By nature a philosopher is not in genius and disposition half so different from a street porter, as a mastiff is from a greyhound, or a greyhound from a spaniel, or this last from a shepherd’s dog. Those different tribes of animals, however, though all of the same species, are of scarce any use to one another. The strength of the mastiff is not, in the least, supported either by the swiftness of the greyhound, or by the sagacity of the spaniel, or by the docility of the shepherd’s dog. The effects of those different geniuses and talents, for want of the power or disposition to barter and exchange, cannot be brought into a common stock, and do not in the least contribute to the better accommodations and conveniency of the species. Each animal is still obliged to support and defend itself, separately and independently, and derives no sort of advantage from that variety of talents with which nature has distinguished its fellows. Among men, on the contrary, the most dissimilar geniuses are of use to one another; the different produces of their respective talents, by the general disposition to truck, barter, and exchange, being brought, as it were, into a common stock, where every man may purchase whatever part of the produce of other men’s talents he has occasion for. (1.ii.30)

The passage has been analyzed often. What has gone unnoticed, however, is that Smith’s passage alludes to an equally well-known passage from Shakespeare’s Macbeth. (The play may have been suggested to Smith by his use of the word “porter” early on in the passage reminding him of Macbeth’s famous Act II “porter scene.”) Suborning Banquo’s murder in Act III, Macbeth discusses human nature with the murderers for hire in almost precisely the same terms that Smith uses in the above passage.

First Murderer: We are men, my Liege.

Macbeth: Ay, in the catalogue ye go for men;
As hounds and greyhounds, mongrels, spaniels, curs,
Shoughs, water-rugs, and demi-wolves are clept
All by the name of dogs: the valu’d file
Distinguishes the swift, the slow, the subtle,
The housekeeper, the hunter, every one
According to the gift which bounteous Nature
Hath in him clos’d; whereby he does receive
Particular addition, from the bill
That writes them all alike: and so of men. 
(Shakespeare, Macbeth, 3.1.90-100)

The similarity of wording, of subject matter, even of the dog breeds mentioned make it clear that as Smith wrote his passage on dogs and human nature, Shakespeare’s lines were in his mind.
The previously unnoted allusion is interesting for more than just its help in building a more thorough record of Smith’s use of literature throughout his works, however. Smith’s allusion to Macbeth at this early and crucial point in the argument of Wealth of Nations is far more than a rhetorical flourish. It is topical, carefully considered, and significant. Smith’s allusion to Macbeth serves to forewarn the alert reader of Smith’s awareness of the market’s complexities and problems as well as its strengths.  Smith’s awareness of the corruptions to which a free market can be vulnerable are not reservations about the effectiveness of such a market.

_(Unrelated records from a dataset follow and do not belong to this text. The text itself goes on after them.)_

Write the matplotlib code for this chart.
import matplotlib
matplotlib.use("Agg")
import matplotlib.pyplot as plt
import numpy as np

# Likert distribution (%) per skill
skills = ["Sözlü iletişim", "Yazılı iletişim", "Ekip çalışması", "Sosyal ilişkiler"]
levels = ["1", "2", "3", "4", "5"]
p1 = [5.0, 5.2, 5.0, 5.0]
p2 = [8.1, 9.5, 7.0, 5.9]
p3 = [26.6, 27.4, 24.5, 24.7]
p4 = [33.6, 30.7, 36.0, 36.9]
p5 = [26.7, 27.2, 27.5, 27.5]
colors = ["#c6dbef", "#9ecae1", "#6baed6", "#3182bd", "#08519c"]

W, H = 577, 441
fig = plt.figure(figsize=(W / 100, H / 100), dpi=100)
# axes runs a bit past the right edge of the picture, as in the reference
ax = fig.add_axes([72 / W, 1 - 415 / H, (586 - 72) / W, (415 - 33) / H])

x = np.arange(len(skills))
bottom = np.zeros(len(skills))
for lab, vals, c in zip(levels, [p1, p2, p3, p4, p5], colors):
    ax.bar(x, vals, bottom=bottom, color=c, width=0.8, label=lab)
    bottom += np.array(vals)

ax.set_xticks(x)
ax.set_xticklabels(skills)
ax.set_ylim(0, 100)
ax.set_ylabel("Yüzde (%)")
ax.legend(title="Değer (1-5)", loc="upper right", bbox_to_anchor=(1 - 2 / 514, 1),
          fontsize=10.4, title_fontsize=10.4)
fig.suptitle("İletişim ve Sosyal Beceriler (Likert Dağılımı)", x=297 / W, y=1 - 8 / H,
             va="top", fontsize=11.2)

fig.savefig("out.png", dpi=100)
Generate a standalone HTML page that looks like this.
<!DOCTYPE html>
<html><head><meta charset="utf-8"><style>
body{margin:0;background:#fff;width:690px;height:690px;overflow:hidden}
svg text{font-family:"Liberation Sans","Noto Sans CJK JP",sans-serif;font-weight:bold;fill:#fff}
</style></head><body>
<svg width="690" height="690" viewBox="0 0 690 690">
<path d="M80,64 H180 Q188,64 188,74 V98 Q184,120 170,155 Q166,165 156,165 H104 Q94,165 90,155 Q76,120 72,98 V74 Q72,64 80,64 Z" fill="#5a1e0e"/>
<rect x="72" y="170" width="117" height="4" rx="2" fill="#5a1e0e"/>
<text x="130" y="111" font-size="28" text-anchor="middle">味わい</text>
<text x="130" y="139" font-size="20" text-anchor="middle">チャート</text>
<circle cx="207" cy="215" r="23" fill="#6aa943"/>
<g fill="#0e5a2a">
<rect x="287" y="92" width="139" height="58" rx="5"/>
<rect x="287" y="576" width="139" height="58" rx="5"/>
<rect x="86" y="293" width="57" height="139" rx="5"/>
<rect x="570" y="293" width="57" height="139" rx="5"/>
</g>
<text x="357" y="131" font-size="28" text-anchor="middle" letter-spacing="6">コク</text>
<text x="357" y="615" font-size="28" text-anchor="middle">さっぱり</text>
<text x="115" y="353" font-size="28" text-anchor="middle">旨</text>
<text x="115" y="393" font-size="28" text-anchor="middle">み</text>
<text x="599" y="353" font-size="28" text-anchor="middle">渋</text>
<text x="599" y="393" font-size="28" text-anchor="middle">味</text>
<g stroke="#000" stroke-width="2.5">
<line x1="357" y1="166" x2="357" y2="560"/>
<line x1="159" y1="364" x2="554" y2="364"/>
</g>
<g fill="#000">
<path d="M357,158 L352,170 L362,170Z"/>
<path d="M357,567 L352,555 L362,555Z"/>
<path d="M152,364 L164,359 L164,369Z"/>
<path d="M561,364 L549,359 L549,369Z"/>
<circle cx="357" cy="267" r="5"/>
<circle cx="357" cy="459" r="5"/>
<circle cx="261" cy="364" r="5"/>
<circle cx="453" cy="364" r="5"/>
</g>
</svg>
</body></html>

Rather, they are reservations about the damage that can be done to the market’s effectiveness by human action and imperfection. It is not the free market that is risky. What is risky is a free market that, like the monarchy of Macbeth's Scotland, has fallen victim to corruption, collusion, and misdirected self-interest that erodes human sympathy.

A much longer version of this argument is available here, with footnotes and everything.

1 comment:

  1. In a slight tangent stimulated by what you wrote here, it is a shame that, in my experience, literary references are no longer given their due weight. I actually had a paper rejected because I used both historical figures and fictional characters as examples. Absurd.